(Set task): The data below should be printed in full, exactly, and without any of its images.

(Given information):
....

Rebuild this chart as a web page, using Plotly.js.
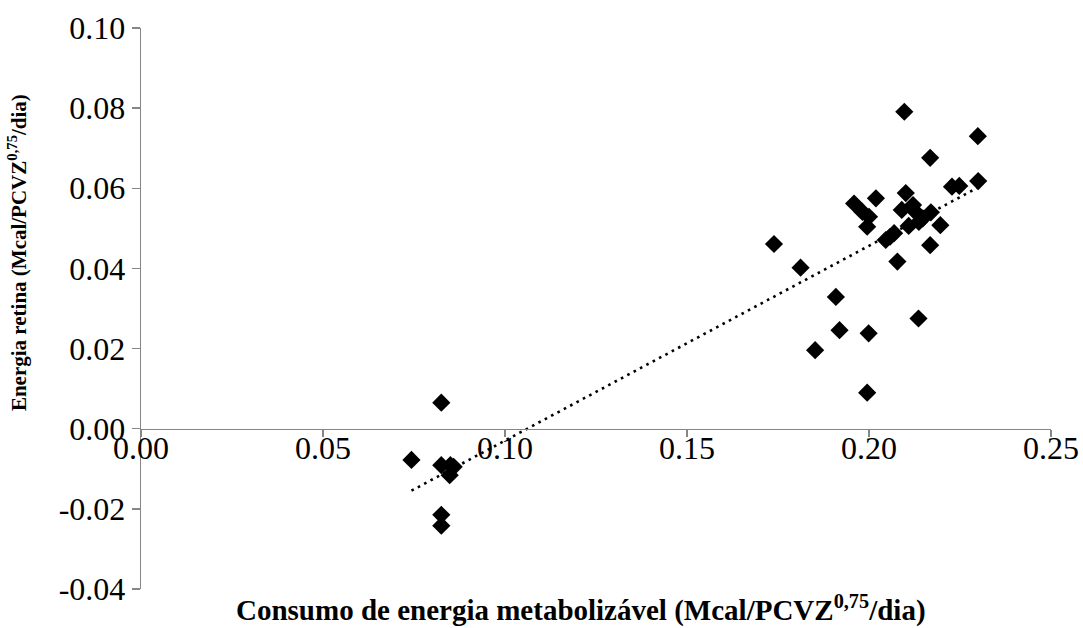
<!DOCTYPE html>
<html>
<head>
<meta charset="utf-8">
<script src="https://cdn.plot.ly/plotly-3.0.1.min.js"></script>
<style>html,body{margin:0;padding:0;background:#fff;}#chart{width:1083px;height:628px;}</style>
</head>
<body>
<div id="chart"></div>
<script>
// Consumo de energia metabolizável (x) and energia retina (y), Mcal/PCVZ^0,75/dia
const consumoEM = [
  0.2097, 0.2299, 0.2168, 0.2300, 0.2228, 0.2248,
  0.1959, 0.2019, 0.1982, 0.2000, 0.1995,
  0.2101, 0.2090, 0.2109, 0.2129, 0.2148, 0.2170, 0.2137, 0.2121,
  0.2196, 0.2058, 0.2069, 0.2046, 0.2168, 0.2078,
  0.1739, 0.1812, 0.1909, 0.1919, 0.1999, 0.2136, 0.1852, 0.1995,
  0.0825, 0.0743, 0.0825, 0.0850, 0.0859, 0.0848, 0.0825, 0.0825
];
const energiaRetina = [
  0.0791, 0.0730, 0.0676, 0.0618, 0.0604, 0.0606,
  0.0562, 0.0575, 0.0541, 0.0529, 0.0504,
  0.0588, 0.0546, 0.0506, 0.0540, 0.0525, 0.0540, 0.0516, 0.0558,
  0.0508, 0.0479, 0.0488, 0.0471, 0.0458, 0.0417,
  0.0461, 0.0402, 0.0329, 0.0246, 0.0238, 0.0275, 0.0196, 0.0090,
  0.0065, -0.0078, -0.0091, -0.0091, -0.0095, -0.0116, -0.0215, -0.0242
];
const xTickVals = [0, 0.05, 0.10, 0.15, 0.20, 0.25];
const xTickText = ["0.00", "0.05", "0.10", "0.15", "0.20", "0.25"];
const yTickVals = [-0.04, -0.02, 0, 0.02, 0.04, 0.06, 0.08, 0.10];
const yTickText = ["-0.04", "-0.02", "0.00", "0.02", "0.04", "0.06", "0.08", "0.10"];
const xTitle = "<b>Consumo de energia metabolizável (Mcal/PCVZ<sup>0,75</sup>/dia)</b>";
const yTitle = "<b>Energia retina (Mcal/PCVZ<sup>0,75</sup>/dia)</b>";

// Linear trendline (least squares) from the data
const n = consumoEM.length;
let sx = 0, sy = 0, sxx = 0, sxy = 0;
for (let i = 0; i < n; i++) {
  sx += consumoEM[i]; sy += energiaRetina[i];
  sxx += consumoEM[i] * consumoEM[i]; sxy += consumoEM[i] * energiaRetina[i];
}
const slope = (n * sxy - sx * sy) / (n * sxx - sx * sx);
const intercept = (sy - slope * sx) / n;
const xMin = Math.min(...consumoEM), xMax = Math.max(...consumoEM);
const trendX = [xMin, xMax];
const trendY = trendX.map(v => intercept + slope * v);

const axisColor = '#868686';
const font = {family: '"Liberation Serif", "Times New Roman", serif', color: '#000'};

const traces = [
  {
    x: trendX, y: trendY, type: 'scatter', mode: 'lines',
    line: {color: '#000', width: 2.6, dash: '2.6px,4.6px'},
    hoverinfo: 'skip', showlegend: false
  },
  {
    x: consumoEM, y: energiaRetina, type: 'scatter', mode: 'markers',
    marker: {symbol: 'diamond', size: 14, color: '#000'},
    showlegend: false
  }
];

const layout = {
  width: 1083, height: 628,
  margin: {l: 141, r: 32, t: 28, b: 39},
  paper_bgcolor: '#fff', plot_bgcolor: '#fff',
  font: font,
  showlegend: false,
  xaxis: {
    range: [0, 0.25], tickvals: xTickVals, ticktext: xTickText,
    anchor: 'free', position: 0.04 / 0.14,
    showline: true, linecolor: axisColor, linewidth: 1.3,
    ticks: 'outside', ticklen: 7, tickcolor: axisColor, tickwidth: 1.3,
    ticklabelstandoff: -16,
    showgrid: false, zeroline: false,
    tickfont: {family: font.family, size: 32, color: '#000'}
  },
  yaxis: {
    range: [-0.04, 0.10], tickvals: yTickVals, ticktext: yTickText,
    showline: true, linecolor: axisColor, linewidth: 1.3,
    ticks: 'outside', ticklen: 8, tickcolor: axisColor, tickwidth: 1.3,
    showgrid: false, zeroline: false,
    tickfont: {family: font.family, size: 32, color: '#000'}
  },
  annotations: [
    {text: xTitle, xref: 'paper', yref: 'paper', x: 0.4835, y: -0.034,
     xanchor: 'center', yanchor: 'middle', showarrow: false,
     font: {family: font.family, size: 29, color: '#000'}},
    {text: yTitle, xref: 'paper', yref: 'paper', x: -0.135, y: 0.599,
     xanchor: 'center', yanchor: 'middle', showarrow: false, textangle: -90,
     font: {family: font.family, size: 21, color: '#000'}}
  ]
};

Plotly.newPlot('chart', traces, layout, {displayModeBar: false, staticPlot: true});
</script>
</body>
</html>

....

(Result):
Rebuild this chart as a web page, using Plotly.js.
<!DOCTYPE html>
<html>
<head>
<meta charset="utf-8">
<script src="https://cdn.plot.ly/plotly-3.0.1.min.js"></script>
<style>html,body{margin:0;padding:0;background:#fff;}#chart{width:1083px;height:628px;}</style>
</head>
<body>
<div id="chart"></div>
<script>
// Consumo de energia metabolizável (x) and energia retina (y), Mcal/PCVZ^0,75/dia
const consumoEM = [
  0.2097, 0.2299, 0.2168, 0.2300, 0.2228, 0.2248,
  0.1959, 0.2019, 0.1982, 0.2000, 0.1995,
  0.2101, 0.2090, 0.2109, 0.2129, 0.2148, 0.2170, 0.2137, 0.2121,
  0.2196, 0.2058, 0.2069, 0.2046, 0.2168, 0.2078,
  0.1739, 0.1812, 0.1909, 0.1919, 0.1999, 0.2136, 0.1852, 0.1995,
  0.0825, 0.0743, 0.0825, 0.0850, 0.0859, 0.0848, 0.0825, 0.0825
];
const energiaRetina = [
  0.0791, 0.0730, 0.0676, 0.0618, 0.0604, 0.0606,
  0.0562, 0.0575, 0.0541, 0.0529, 0.0504,
  0.0588, 0.0546, 0.0506, 0.0540, 0.0525, 0.0540, 0.0516, 0.0558,
  0.0508, 0.0479, 0.0488, 0.0471, 0.0458, 0.0417,
  0.0461, 0.0402, 0.0329, 0.0246, 0.0238, 0.0275, 0.0196, 0.0090,
  0.0065, -0.0078, -0.0091, -0.0091, -0.0095, -0.0116, -0.0215, -0.0242
];
const xTickVals = [0, 0.05, 0.10, 0.15, 0.20, 0.25];
const xTickText = ["0.00", "0.05", "0.10", "0.15", "0.20", "0.25"];
const yTickVals = [-0.04, -0.02, 0, 0.02, 0.04, 0.06, 0.08, 0.10];
const yTickText = ["-0.04", "-0.02", "0.00", "0.02", "0.04", "0.06", "0.08", "0.10"];
const xTitle = "<b>Consumo de energia metabolizável (Mcal/PCVZ<sup>0,75</sup>/dia)</b>";
const yTitle = "<b>Energia retina (Mcal/PCVZ<sup>0,75</sup>/dia)</b>";

// Linear trendline (least squares) from the data
const n = consumoEM.length;
let sx = 0, sy = 0, sxx = 0, sxy = 0;
for (let i = 0; i < n; i++) {
  sx += consumoEM[i]; sy += energiaRetina[i];
  sxx += consumoEM[i] * consumoEM[i]; sxy += consumoEM[i] * energiaRetina[i];
}
const slope = (n * sxy - sx * sy) / (n * sxx - sx * sx);
const intercept = (sy - slope * sx) / n;
const xMin = Math.min(...consumoEM), xMax = Math.max(...consumoEM);
const trendX = [xMin, xMax];
const trendY = trendX.map(v => intercept + slope * v);

const axisColor = '#868686';
const font = {family: '"Liberation Serif", "Times New Roman", serif', color: '#000'};

const traces = [
  {
    x: trendX, y: trendY, type: 'scatter', mode: 'lines',
    line: {color: '#000', width: 2.6, dash: '2.6px,4.6px'},
    hoverinfo: 'skip', showlegend: false
  },
  {
    x: consumoEM, y: energiaRetina, type: 'scatter', mode: 'markers',
    marker: {symbol: 'diamond', size: 14, color: '#000'},
    showlegend: false
  }
];

const layout = {
  width: 1083, height: 628,
  margin: {l: 141, r: 32, t: 28, b: 39},
  paper_bgcolor: '#fff', plot_bgcolor: '#fff',
  font: font,
  showlegend: false,
  xaxis: {
    range: [0, 0.25], tickvals: xTickVals, ticktext: xTickText,
    anchor: 'free', position: 0.04 / 0.14,
    showline: true, linecolor: axisColor, linewidth: 1.3,
    ticks: 'outside', ticklen: 7, tickcolor: axisColor, tickwidth: 1.3,
    ticklabelstandoff: -16,
    showgrid: false, zeroline: false,
    tickfont: {family: font.family, size: 32, color: '#000'}
  },
  yaxis: {
    range: [-0.04, 0.10], tickvals: yTickVals, ticktext: yTickText,
    showline: true, linecolor: axisColor, linewidth: 1.3,
    ticks: 'outside', ticklen: 8, tickcolor: axisColor, tickwidth: 1.3,
    showgrid: false, zeroline: false,
    tickfont: {family: font.family, size: 32, color: '#000'}
  },
  annotations: [
    {text: xTitle, xref: 'paper', yref: 'paper', x: 0.4835, y: -0.034,
     xanchor: 'center', yanchor: 'middle', showarrow: false,
     font: {family: font.family, size: 29, color: '#000'}},
    {text: yTitle, xref: 'paper', yref: 'paper', x: -0.135, y: 0.599,
     xanchor: 'center', yanchor: 'middle', showarrow: false, textangle: -90,
     font: {family: font.family, size: 21, color: '#000'}}
  ]
};

Plotly.newPlot('chart', traces, layout, {displayModeBar: false, staticPlot: true});
</script>
</body>
</html>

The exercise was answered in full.